=== Data section ===

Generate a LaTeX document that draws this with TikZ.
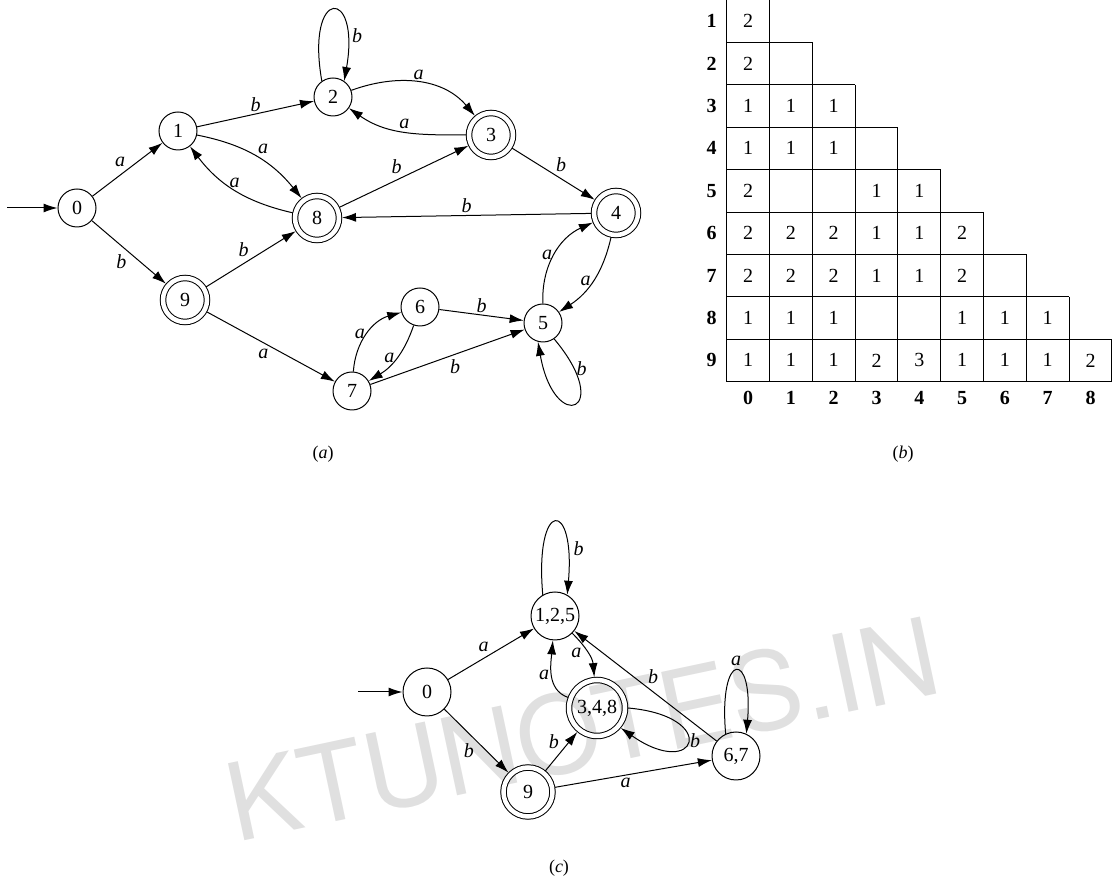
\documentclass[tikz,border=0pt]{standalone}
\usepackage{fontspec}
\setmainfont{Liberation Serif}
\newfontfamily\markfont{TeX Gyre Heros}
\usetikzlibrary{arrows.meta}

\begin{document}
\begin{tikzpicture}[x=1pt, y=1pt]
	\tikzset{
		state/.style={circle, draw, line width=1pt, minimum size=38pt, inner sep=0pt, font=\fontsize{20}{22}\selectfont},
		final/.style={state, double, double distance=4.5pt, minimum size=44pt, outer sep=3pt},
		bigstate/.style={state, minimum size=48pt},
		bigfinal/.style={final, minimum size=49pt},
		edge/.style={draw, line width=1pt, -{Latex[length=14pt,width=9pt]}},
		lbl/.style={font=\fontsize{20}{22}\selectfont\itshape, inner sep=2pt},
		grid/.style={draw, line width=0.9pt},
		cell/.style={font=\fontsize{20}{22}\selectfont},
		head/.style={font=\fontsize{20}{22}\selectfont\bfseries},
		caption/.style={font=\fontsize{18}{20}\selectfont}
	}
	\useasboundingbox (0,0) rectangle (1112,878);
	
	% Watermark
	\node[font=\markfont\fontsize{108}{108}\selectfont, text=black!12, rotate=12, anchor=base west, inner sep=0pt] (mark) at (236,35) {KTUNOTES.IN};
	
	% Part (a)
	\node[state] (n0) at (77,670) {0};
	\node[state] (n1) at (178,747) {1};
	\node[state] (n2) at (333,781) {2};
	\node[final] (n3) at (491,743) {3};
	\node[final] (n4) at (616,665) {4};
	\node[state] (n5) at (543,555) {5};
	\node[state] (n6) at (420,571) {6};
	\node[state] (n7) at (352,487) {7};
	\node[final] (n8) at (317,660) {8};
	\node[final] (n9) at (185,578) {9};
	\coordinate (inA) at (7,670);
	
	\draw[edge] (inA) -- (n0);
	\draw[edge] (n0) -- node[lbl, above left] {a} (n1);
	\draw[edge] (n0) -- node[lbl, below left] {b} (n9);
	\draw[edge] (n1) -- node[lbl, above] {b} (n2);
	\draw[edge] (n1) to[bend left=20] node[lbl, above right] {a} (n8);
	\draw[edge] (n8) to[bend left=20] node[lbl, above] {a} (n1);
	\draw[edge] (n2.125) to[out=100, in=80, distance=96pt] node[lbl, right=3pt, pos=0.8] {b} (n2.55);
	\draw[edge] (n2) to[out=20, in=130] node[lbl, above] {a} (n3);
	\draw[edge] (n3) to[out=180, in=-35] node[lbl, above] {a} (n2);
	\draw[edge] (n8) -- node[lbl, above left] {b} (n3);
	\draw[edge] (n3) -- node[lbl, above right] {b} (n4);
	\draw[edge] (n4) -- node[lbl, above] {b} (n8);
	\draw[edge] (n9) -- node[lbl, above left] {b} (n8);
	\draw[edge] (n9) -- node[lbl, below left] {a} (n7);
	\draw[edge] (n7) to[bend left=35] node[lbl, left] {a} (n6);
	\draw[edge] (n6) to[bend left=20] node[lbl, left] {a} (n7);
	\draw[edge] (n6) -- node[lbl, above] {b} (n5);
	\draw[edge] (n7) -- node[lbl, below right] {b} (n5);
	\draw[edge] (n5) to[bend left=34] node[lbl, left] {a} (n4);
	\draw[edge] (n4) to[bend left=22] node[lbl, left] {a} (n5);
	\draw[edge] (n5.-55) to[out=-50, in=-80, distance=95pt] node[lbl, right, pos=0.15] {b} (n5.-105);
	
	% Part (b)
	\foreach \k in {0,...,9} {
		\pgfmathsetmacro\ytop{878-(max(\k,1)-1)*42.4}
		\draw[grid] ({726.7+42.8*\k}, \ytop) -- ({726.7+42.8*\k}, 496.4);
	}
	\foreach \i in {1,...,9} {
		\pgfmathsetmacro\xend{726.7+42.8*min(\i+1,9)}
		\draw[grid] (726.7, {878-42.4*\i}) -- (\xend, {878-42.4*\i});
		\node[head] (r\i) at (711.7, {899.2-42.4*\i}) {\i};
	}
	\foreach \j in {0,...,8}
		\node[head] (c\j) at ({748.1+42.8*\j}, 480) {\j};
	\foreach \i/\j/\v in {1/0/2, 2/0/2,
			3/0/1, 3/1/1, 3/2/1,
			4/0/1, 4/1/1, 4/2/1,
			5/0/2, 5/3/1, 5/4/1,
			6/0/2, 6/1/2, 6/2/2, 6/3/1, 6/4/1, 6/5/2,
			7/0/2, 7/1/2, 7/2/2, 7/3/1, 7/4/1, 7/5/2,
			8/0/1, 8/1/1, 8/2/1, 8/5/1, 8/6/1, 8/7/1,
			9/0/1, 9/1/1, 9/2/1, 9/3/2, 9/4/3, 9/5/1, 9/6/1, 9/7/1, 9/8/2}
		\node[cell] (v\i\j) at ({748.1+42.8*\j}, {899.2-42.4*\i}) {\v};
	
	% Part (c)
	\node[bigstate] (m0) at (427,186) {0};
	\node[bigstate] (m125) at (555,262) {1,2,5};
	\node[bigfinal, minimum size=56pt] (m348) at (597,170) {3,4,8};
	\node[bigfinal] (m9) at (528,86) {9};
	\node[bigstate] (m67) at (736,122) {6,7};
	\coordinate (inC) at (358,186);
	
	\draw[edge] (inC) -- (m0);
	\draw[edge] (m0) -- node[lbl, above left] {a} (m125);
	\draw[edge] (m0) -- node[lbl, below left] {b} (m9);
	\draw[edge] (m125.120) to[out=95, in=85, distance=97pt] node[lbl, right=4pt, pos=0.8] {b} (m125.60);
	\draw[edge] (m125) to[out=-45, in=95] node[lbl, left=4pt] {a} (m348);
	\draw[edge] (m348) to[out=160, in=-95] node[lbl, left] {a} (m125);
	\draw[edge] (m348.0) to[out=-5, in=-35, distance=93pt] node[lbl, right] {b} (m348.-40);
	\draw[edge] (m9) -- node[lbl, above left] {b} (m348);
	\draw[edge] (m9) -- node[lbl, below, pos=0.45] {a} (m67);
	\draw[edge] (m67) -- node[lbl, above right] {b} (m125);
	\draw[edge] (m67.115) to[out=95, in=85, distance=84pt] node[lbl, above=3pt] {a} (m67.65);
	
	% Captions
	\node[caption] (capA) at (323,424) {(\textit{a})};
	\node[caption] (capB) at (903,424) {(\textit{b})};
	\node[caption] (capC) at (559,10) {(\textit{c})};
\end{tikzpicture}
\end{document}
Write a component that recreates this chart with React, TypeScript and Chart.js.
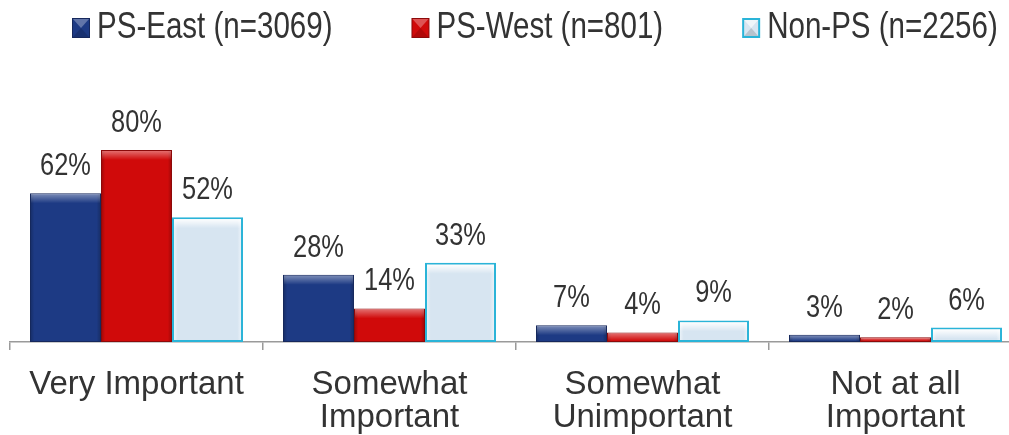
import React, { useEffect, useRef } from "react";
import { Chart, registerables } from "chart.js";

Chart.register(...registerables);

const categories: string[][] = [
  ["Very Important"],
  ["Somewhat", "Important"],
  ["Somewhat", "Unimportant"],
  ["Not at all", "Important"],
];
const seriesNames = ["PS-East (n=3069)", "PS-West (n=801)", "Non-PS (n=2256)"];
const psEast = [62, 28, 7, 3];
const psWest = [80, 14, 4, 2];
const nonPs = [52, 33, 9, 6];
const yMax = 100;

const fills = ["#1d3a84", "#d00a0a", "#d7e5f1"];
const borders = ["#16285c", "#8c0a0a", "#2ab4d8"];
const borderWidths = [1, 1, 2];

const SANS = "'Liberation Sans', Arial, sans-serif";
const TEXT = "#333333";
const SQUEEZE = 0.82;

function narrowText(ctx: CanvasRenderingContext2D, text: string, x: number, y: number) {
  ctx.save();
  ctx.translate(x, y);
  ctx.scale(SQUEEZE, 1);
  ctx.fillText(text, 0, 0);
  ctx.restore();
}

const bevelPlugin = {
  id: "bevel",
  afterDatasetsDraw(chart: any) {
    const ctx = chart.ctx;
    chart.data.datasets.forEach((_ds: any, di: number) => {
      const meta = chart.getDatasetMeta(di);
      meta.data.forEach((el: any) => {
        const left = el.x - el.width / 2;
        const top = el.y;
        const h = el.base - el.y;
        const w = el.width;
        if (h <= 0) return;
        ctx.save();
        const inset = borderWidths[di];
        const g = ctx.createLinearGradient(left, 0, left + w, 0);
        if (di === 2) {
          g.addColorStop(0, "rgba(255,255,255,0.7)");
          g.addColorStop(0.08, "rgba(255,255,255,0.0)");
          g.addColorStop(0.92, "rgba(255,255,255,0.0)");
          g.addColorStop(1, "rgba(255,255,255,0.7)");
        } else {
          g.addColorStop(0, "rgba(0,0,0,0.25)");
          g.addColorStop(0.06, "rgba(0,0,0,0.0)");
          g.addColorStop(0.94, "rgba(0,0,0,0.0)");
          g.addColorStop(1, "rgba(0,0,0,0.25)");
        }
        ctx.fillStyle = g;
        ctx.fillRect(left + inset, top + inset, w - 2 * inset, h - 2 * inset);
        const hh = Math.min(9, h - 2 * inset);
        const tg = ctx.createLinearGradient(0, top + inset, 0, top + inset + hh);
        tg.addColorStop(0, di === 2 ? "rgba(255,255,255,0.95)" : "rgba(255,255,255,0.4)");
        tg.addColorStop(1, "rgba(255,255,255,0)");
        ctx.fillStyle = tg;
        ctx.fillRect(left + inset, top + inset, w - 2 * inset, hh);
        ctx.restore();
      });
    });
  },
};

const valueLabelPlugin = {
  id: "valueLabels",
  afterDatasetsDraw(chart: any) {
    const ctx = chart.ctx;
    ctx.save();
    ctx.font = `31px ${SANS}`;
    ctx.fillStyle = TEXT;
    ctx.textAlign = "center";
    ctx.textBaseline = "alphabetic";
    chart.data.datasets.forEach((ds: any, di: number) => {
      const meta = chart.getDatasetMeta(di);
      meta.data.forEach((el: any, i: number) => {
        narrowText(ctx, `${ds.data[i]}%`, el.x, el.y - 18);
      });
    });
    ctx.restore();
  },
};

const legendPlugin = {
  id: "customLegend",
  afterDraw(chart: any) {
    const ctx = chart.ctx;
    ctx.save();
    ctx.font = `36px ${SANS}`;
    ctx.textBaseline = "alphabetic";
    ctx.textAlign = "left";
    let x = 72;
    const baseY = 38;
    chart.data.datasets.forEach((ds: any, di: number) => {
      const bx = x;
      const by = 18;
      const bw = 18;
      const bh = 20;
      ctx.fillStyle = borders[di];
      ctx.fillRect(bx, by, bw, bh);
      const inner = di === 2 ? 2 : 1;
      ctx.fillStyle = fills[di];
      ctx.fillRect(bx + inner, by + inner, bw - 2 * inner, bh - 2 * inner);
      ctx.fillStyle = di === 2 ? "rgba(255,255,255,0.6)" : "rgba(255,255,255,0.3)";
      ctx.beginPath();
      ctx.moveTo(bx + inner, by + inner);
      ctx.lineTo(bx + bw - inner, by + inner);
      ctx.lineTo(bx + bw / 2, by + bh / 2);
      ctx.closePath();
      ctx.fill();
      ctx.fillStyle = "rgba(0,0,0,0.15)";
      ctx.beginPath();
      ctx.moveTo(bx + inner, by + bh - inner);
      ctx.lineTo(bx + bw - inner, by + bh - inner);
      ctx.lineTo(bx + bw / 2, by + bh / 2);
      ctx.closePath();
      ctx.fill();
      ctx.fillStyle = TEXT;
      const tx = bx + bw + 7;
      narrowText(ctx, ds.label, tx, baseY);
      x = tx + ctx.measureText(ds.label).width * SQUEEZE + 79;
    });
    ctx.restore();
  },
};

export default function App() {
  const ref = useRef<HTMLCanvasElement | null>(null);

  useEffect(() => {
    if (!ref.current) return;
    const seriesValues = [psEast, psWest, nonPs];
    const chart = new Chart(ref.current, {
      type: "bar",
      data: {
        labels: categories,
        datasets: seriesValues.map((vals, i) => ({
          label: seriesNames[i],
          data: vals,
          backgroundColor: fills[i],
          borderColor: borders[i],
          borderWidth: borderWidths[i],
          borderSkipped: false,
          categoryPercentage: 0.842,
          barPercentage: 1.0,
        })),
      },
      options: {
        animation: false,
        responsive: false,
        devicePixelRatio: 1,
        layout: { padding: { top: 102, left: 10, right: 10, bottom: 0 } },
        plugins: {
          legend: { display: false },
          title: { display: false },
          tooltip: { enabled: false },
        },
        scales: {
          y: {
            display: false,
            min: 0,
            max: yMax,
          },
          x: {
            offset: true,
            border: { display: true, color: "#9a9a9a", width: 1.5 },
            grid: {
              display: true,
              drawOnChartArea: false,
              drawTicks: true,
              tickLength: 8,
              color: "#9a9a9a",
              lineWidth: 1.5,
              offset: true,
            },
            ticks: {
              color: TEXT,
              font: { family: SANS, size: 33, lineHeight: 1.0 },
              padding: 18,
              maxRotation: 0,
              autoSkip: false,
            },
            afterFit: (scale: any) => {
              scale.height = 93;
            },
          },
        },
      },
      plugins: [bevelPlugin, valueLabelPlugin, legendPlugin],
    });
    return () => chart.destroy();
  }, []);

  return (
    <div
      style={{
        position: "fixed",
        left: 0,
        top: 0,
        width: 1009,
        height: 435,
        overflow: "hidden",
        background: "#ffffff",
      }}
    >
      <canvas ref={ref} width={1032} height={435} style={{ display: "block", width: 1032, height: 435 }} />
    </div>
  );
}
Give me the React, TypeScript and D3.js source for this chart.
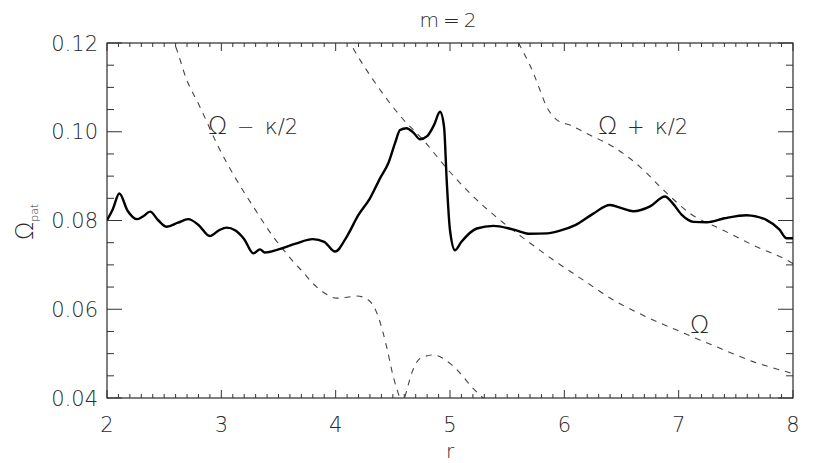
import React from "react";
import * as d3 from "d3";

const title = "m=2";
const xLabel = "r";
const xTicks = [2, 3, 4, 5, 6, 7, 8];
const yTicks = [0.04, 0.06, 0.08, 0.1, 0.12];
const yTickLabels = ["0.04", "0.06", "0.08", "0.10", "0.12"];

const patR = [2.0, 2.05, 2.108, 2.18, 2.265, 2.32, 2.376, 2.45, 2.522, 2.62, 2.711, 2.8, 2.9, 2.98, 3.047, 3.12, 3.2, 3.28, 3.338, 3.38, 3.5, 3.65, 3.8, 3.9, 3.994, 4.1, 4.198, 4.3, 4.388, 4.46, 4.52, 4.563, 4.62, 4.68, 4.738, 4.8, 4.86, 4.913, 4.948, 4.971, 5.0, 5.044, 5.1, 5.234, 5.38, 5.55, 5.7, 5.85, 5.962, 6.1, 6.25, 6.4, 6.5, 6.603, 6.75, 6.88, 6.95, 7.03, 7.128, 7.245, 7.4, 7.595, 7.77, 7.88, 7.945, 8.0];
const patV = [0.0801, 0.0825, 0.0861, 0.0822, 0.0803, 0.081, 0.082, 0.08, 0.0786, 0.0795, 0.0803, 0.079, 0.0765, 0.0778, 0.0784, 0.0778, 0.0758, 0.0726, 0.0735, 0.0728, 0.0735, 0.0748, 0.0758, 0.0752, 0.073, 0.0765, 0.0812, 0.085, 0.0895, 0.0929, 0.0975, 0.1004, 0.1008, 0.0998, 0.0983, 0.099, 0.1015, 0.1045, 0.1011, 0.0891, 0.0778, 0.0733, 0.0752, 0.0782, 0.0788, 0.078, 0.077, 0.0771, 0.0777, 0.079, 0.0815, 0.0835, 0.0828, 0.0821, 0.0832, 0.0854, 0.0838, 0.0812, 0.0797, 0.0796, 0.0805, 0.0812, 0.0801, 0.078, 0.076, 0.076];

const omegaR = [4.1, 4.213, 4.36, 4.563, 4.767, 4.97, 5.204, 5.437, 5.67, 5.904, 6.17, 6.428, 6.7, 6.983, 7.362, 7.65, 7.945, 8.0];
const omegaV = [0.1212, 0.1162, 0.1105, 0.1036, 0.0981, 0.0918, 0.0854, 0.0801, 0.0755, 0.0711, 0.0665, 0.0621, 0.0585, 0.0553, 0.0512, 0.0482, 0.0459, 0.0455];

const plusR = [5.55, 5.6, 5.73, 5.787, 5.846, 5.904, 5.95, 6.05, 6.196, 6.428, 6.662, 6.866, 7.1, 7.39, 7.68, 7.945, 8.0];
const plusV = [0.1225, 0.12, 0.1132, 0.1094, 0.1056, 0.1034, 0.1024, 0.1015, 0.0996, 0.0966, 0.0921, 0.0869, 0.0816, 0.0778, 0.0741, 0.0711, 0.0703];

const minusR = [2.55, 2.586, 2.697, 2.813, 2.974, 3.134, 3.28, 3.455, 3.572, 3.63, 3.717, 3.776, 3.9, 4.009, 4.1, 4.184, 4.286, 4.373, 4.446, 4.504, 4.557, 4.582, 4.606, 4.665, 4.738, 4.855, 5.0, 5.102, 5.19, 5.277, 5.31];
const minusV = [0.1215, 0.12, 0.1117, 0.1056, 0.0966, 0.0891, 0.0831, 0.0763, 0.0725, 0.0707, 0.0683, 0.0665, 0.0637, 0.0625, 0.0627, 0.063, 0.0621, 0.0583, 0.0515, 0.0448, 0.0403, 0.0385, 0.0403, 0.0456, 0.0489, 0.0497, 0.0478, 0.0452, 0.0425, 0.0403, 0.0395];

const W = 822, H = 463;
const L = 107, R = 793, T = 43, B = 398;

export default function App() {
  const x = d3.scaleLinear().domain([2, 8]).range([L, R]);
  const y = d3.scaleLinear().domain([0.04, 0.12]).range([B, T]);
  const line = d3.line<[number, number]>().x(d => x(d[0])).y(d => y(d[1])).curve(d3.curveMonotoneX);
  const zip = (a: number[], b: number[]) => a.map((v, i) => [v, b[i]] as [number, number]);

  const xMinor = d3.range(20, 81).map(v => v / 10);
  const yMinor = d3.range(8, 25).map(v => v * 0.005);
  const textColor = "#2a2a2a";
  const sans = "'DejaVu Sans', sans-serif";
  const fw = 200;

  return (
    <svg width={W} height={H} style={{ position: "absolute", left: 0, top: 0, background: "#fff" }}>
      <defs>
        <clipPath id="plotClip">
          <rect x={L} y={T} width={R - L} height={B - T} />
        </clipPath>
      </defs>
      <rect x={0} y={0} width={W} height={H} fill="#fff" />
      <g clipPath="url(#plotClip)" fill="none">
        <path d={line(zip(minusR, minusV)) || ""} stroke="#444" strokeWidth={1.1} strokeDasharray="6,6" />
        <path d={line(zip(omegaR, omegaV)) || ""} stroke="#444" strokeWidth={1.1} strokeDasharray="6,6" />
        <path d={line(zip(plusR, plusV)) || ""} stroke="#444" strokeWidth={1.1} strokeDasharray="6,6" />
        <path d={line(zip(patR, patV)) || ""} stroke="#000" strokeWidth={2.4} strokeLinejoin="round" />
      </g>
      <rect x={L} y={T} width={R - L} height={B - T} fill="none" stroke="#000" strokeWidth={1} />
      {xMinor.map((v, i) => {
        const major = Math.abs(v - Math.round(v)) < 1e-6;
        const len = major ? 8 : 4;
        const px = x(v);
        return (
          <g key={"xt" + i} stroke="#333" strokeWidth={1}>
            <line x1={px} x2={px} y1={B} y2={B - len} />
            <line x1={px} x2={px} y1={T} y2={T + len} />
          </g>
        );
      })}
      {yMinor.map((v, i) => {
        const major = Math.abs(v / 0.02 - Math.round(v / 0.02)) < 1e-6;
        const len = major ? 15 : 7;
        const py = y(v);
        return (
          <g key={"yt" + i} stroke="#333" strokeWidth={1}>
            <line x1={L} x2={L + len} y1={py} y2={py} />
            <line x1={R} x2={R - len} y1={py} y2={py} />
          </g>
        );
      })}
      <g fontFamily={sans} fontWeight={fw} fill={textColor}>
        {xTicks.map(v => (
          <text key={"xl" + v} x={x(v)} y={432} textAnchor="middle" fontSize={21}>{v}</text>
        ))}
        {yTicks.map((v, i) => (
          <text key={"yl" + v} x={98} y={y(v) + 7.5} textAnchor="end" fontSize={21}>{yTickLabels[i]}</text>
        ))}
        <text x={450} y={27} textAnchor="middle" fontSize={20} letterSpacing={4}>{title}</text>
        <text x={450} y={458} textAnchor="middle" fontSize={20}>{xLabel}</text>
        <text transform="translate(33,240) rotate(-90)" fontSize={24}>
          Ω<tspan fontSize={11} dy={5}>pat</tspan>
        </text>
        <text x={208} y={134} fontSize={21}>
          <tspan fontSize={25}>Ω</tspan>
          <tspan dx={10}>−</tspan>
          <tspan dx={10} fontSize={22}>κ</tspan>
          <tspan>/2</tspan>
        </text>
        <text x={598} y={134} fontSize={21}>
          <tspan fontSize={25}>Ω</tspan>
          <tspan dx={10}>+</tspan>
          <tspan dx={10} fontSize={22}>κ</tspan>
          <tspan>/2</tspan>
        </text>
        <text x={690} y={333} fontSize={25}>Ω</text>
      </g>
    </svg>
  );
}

===

● Request: Without the pictures, repeat the entries above line by line, from the first through the one that contains "(0,0) rectangle (1112,878);", both ends included.

● Written reply:
Generate a LaTeX document that draws this with TikZ.
\documentclass[tikz,border=0pt]{standalone}
\usepackage{fontspec}
\setmainfont{Liberation Serif}
\newfontfamily\markfont{TeX Gyre Heros}
\usetikzlibrary{arrows.meta}

\begin{document}
\begin{tikzpicture}[x=1pt, y=1pt]
	\tikzset{
		state/.style={circle, draw, line width=1pt, minimum size=38pt, inner sep=0pt, font=\fontsize{20}{22}\selectfont},
		final/.style={state, double, double distance=4.5pt, minimum size=44pt, outer sep=3pt},
		bigstate/.style={state, minimum size=48pt},
		bigfinal/.style={final, minimum size=49pt},
		edge/.style={draw, line width=1pt, -{Latex[length=14pt,width=9pt]}},
		lbl/.style={font=\fontsize{20}{22}\selectfont\itshape, inner sep=2pt},
		grid/.style={draw, line width=0.9pt},
		cell/.style={font=\fontsize{20}{22}\selectfont},
		head/.style={font=\fontsize{20}{22}\selectfont\bfseries},
		caption/.style={font=\fontsize{18}{20}\selectfont}
	}
	\useasboundingbox (0,0) rectangle (1112,878);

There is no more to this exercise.